То был первый и последний раз, что Севастьян при мне говорил на литературные темы. В таком безпечном настроении мне тоже редко случалось его видеть. Он выглядел ухоженным и подтянутым. На его белом лице, с тонкими чертами, с легкой подштриховкой на щеках (он принадлежал к числу тех бедолаг, которые вынуждены повторно бриться, перед тем как обедать в обществе других людей), не было и следа того тусклого, нездорового налета, который так часто на нем появлялся. Мне же, напротив, было неловко, слова не шли. Я чувствовал, что был тут лишний.
– А не пойти ли нам в синема, – спросил Севастьян, запуская два пальца в жилетный карман.
– Пойдемте, если хотите, – сказала Клэр.
– Га-сонн, – сказал Севастьян. Я и раньше замечал, что он нарочно говорит по-французски с завзятым британским выговором. Мы долго шарили под столом и под плюшевыми диванчиками в поисках Клариной перчатки. Ее духи были нежно-прохладного оттенка. Наконец я нашел ее – серая замша, белая подкладка, опястья фестонами. Она не спеша натягивала их, пока мы проталкивались сквозь карусельную дверь. Роста скорее высокого, с очень прямой осанкой, хорошие щиколки, туфли на низком каблуке.
– Вот что, – сказал я, – я, пожалуй, не пойду с вами в кинематограф. Ужасно жалко, но у меня дела. Может быть… Когда, собственно, ты уезжаешь?
– Когда? Нынче вечером, – отвечал Севастьян, – но я скоро опять приеду… Какой я болван, что не известил тебя загодя. Во всяком случае мы тебя немного проводим…
– Вы хорошо знаете Париж? – спросил я Клэр…
– Забыла пакетик! – сказала она, вдруг остановившись.
– Не беда, я принесу, – сказал Севастьян и пошел назад в кафе.
Мы же с ней очень медленно двинулись по широкому троттуару.
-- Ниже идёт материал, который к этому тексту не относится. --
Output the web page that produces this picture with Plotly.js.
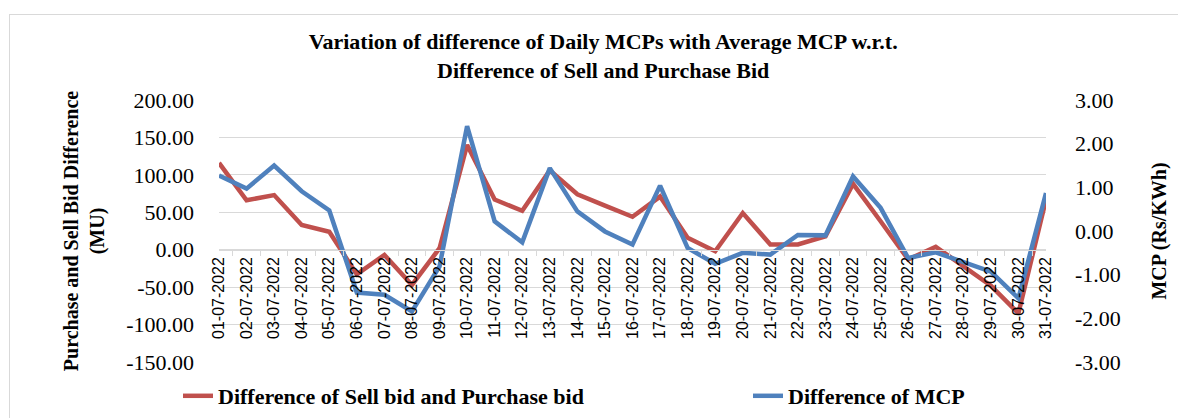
<!DOCTYPE html>
<html>
<head>
<meta charset="utf-8">
<script src="https://cdn.plot.ly/plotly-3.0.1.min.js"></script>
<style>
  html, body { margin: 0; padding: 0; background: #fff; }
  #wrap { position: relative; width: 1178px; height: 418px; overflow: hidden; }
  #chart { width: 1178px; height: 418px; }
  #frame { position: absolute; left: 9px; top: 14px; width: 1200px; height: 420px;
           border: 1px solid #d9d9d9; pointer-events: none; }
</style>
</head>
<body>
<div id="wrap">
  <div id="chart"></div>
  <div id="frame"></div>
</div>
<script>
const dates = ["01-07-2022","02-07-2022","03-07-2022","04-07-2022","05-07-2022","06-07-2022","07-07-2022","08-07-2022","09-07-2022","10-07-2022","11-07-2022","12-07-2022","13-07-2022","14-07-2022","15-07-2022","16-07-2022","17-07-2022","18-07-2022","19-07-2022","20-07-2022","21-07-2022","22-07-2022","23-07-2022","24-07-2022","25-07-2022","26-07-2022","27-07-2022","28-07-2022","29-07-2022","30-07-2022","31-07-2022"];

// Difference of Sell bid and Purchase bid (MU) - left axis
const bidDiff = [116, 66, 73, 33, 24, -33, -7, -47, 2, 140, 67, 52, 106, 74, 59, 44, 71, 16, -2, 49, 7, 7, 18, 88, 38, -13, 4, -22, -48, -85, 67];

// Difference of MCP (Rs/KWh) - right axis
const mcpDiff = [1.27, 0.97, 1.50, 0.91, 0.47, -1.41, -1.46, -1.84, -0.81, 2.40, 0.22, -0.26, 1.44, 0.45, -0.01, -0.31, 1.04, -0.39, -0.75, -0.50, -0.54, -0.09, -0.10, 1.25, 0.53, -0.62, -0.49, -0.70, -0.93, -1.54, 0.87];

const leftTickVals = [200, 150, 100, 50, 0, -50, -100, -150];
const leftTickText = ["200.00", "150.00", "100.00", "50.00", "0.00", "-50.00", "-100.00", "-150.00"];
const rightTickVals = [3, 2, 1, 0, -1, -2, -3];
const rightTickText = ["3.00", "2.00", "1.00", "0.00", "-1.00", "-2.00", "-3.00"];

const serif = "Liberation Serif, Times New Roman, serif";
const sans = "Liberation Sans, Arial, sans-serif";

const traces = [
  {
    x: dates, y: bidDiff, type: "scatter", mode: "lines",
    name: "Difference of Sell bid and Purchase bid",
    line: { color: "#C0504D", width: 4.5 },
    yaxis: "y", legend: "legend"
  },
  {
    x: dates, y: mcpDiff, type: "scatter", mode: "lines",
    name: "Difference of MCP",
    line: { color: "#4F81BD", width: 4.5 },
    yaxis: "y2", legend: "legend2"
  }
];

const legendFont = { family: serif, size: 22, color: "#000", weight: "bold" };

const layout = {
  width: 1178, height: 418,
  paper_bgcolor: "#ffffff", plot_bgcolor: "#ffffff",
  margin: { l: 219, r: 132, t: 100, b: 56, pad: 0, autoexpand: false },
  title: {
    text: "Variation of difference of Daily MCPs with Average MCP w.r.t.<br>Difference of Sell and Purchase Bid",
    font: { family: serif, size: 22, color: "#000", weight: "bold" },
    x: 0.512, xanchor: "center", y: 0.882, yanchor: "top"
  },
  showlegend: true,
  legend: {
    orientation: "h", xref: "container", yref: "container",
    x: 178 / 1178, xanchor: "left", y: 1 - 396 / 418, yanchor: "middle",
    font: legendFont, bgcolor: "rgba(0,0,0,0)"
  },
  legend2: {
    orientation: "h", xref: "container", yref: "container",
    x: 748 / 1178, xanchor: "left", y: 1 - 396 / 418, yanchor: "middle",
    font: legendFont, bgcolor: "rgba(0,0,0,0)"
  },
  xaxis: {
    type: "category",
    anchor: "free", position: 150 / 350,
    tickangle: -90,
    tickfont: { family: sans, size: 16, color: "#000" },
    showline: true, linecolor: "#d9d9d9", linewidth: 1,
    ticks: "outside", tickson: "boundaries", ticklen: 5, tickcolor: "#d9d9d9",
    showgrid: false, zeroline: false, fixedrange: true
  },
  yaxis: {
    range: [-150, 200],
    tickvals: leftTickVals, ticktext: leftTickText,
    tickfont: { family: serif, size: 22, color: "#000" },
    ticklabelstandoff: 24,
    showgrid: true, gridcolor: "#d9d9d9", gridwidth: 1,
    zeroline: false, showline: false, ticks: "",
    title: {
      text: "Purchase and Sell Bid Difference<br>(MU)",
      font: { family: serif, size: 20, color: "#000", weight: "bold" },
      standoff: 16
    }
  },
  yaxis2: {
    overlaying: "y", side: "right",
    range: [-3, 3],
    tickvals: rightTickVals, ticktext: rightTickText,
    tickfont: { family: serif, size: 22, color: "#000" },
    ticklabelstandoff: 28,
    showgrid: false, zeroline: false, showline: false, ticks: "",
    title: {
      text: "MCP (Rs/KWh)",
      font: { family: serif, size: 20, color: "#000", weight: "bold" },
      standoff: 32
    }
  }
};

Plotly.newPlot("chart", traces, layout, { displayModeBar: false, staticPlot: true });
</script>
</body>
</html>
Я в смущении повторил свой вопрос.
– Да, довольно хорошо, – сказала она. – У меня здесь живут друзья, я у них гощу до Рождества.
– Севастьян замечательно хорошо выглядит, – сказал я.
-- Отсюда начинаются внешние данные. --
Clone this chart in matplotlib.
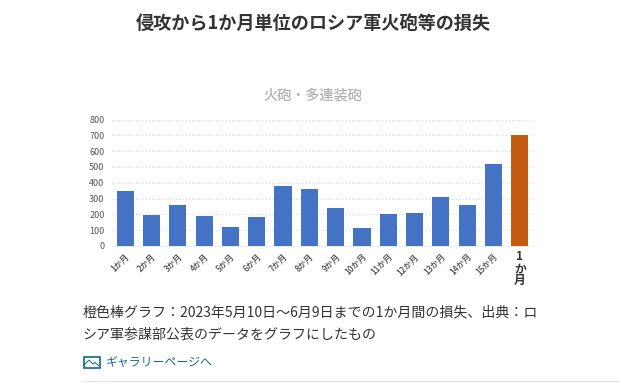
import matplotlib
matplotlib.use("Agg")
import matplotlib.pyplot as plt
from matplotlib.patches import Rectangle
from matplotlib.lines import Line2D

plt.rcParams['font.family'] = ['Noto Sans CJK JP', 'DejaVu Sans']

categories = ['1か月','2か月','3か月','4か月','5か月','6か月','7か月','8か月','9か月','10か月','11か月','12か月','13か月','14か月','15か月','1\nか\n月']
values = [345,197,260,188,120,182,382,360,240,112,204,210,310,258,518,705]
yticks = [0,100,200,300,400,500,600,700,800]
title = '侵攻から1か月単位のロシア軍火砲等の損失'
chart_title = '火砲・多連装砲'
caption1 = '橙色棒グラフ：2023年5月10日～6月9日までの1か月間の損失、出典：ロ'
caption2 = 'シア軍参謀部公表のデータをグラフにしたもの'
link = 'ギャラリーページへ'
BLUE = '#4472c4'
ORANGE = '#c55a11'

W, H = 620, 391
fig = plt.figure(figsize=(W/100, H/100), dpi=100, facecolor='white')
def fx(x): return x/W
def fy(y): return 1-y/H

left, right, top, bottom = 112, 533, 119.5, 246
ax = fig.add_axes([fx(left), fy(bottom), (right-left)/W, (bottom-top)/H])
x = list(range(len(values)))
colors = [BLUE]*15 + [ORANGE]
ax.bar(x, values, width=0.65, color=colors, zorder=3)
ax.set_xlim(-0.5, 15.5)
ax.set_ylim(0, 800)
ax.set_yticks(yticks)
ax.tick_params(axis='y', length=0, labelsize=6.5, labelcolor='#555555', pad=5.4)
ax.yaxis.grid(True, linestyle=(0, (1, 2)), color='#d4d4d4', linewidth=0.8, zorder=0)
ax.set_axisbelow(True)
for s in ax.spines.values():
    s.set_visible(False)
ax.spines['bottom'].set_visible(True)
ax.spines['bottom'].set_color('#e4e4e4')
ax.spines['bottom'].set_linewidth(0.5)
ax.set_xticks(x)
ax.set_xticklabels([])
ax.tick_params(axis='x', length=0)
for i, c in enumerate(categories[:-1]):
    ax.annotate(c, (i, 0), xycoords=('data', 'axes fraction'), xytext=(0, -4.5), textcoords='offset points',
                rotation=45, ha='right', va='top', rotation_mode='anchor', fontsize=6, fontweight='medium', color='#444444')
ax.annotate(categories[-1], (15, 0), xycoords=('data', 'axes fraction'), xytext=(0, -3), textcoords='offset points',
            ha='center', va='top', fontsize=8.5, fontweight='bold', color='#333333', linespacing=0.9)

fig.text(fx(313.5), fy(23), title, ha='center', va='center', fontsize=13.05, fontweight='bold', color='#333333')
fig.text(fx(313), fy(95.5), chart_title, ha='center', va='center', fontsize=10.2, fontweight='medium', color='#b0b0b0')
fig.text(fx(83), fy(312), caption1, ha='left', va='center', fontsize=10.06, color='#333333')
fig.text(fx(83), fy(335), caption2, ha='left', va='center', fontsize=10.06, color='#333333')
fig.text(fx(106), fy(362), link, ha='left', va='center', fontsize=8.6, color='#1a6a8a')

# gallery icon
fig.add_artist(Rectangle((fx(83.5), fy(368)), 16/W, 11.5/H, transform=fig.transFigure, fill=False, edgecolor='#11688c', linewidth=1.2))
fig.add_artist(Line2D([fx(84), fx(89), fx(93), fx(95), fx(99)], [fy(365), fy(360), fy(364), fy(362.5), fy(366)],
                      transform=fig.transFigure, color='#11688c', linewidth=0.7))
fig.add_artist(Line2D([fx(83), fx(620)], [fy(381), fy(381)], transform=fig.transFigure, color='#e4e4e4', linewidth=0.9))

fig.savefig('out.png', dpi=100, facecolor='white')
– Да, пожалуй, – сказала Клэр, оглянувшись, и потом бросила на меня прищуренный взгляд. – Когда мы с ним познакомились, он выглядел человеком конченым.
– Когда это было? – должно быть, спросил я, потому что запомнил ее ответ: "Этой весной в Лондоне, на одной прежалкой вечеринке; а впрочем, на вечеринках он всегда выглядит обреченно".
– Вот ваши бонн-бонн… – раздался позади голос Севастьяна. Я им сказал, что мне нужно на станцию метро Этуаль, и мы стали обходить площадь с левой стороны. Мы начали было переходить авеню Клебер, когда велосипедист чуть не сбил Клэр с ног.
– Вот глупышка-то, – сказал Севастьян, хватая ее за локоть.
– Тут слишком много голубей, – сказала она, когда мы достигли троттуара.
– Они к тому же пахнут, – прибавил Севастьян.
– Чем? У меня заложен нос, – спросила она, втягивая воздух и глядя на плотную толпу жирных птиц, важно ступавших у нас под ногами.
– Ирисом и резиной, – сказал Севастьян.
Застонал грузовик, уворачиваясь от мебельного фургона, и вспугнутые голуби принялись колесить по небу. Потом они расселись по фризу Триумфальной Арки, а когда несколько из них спорхнуло оттуда вниз, то, казалось, кусочки резного карниза оперились и ожили. Годы спустя я нашел этот образ "камня, переплавленного в крылья" у Севастьяна в третьей книге.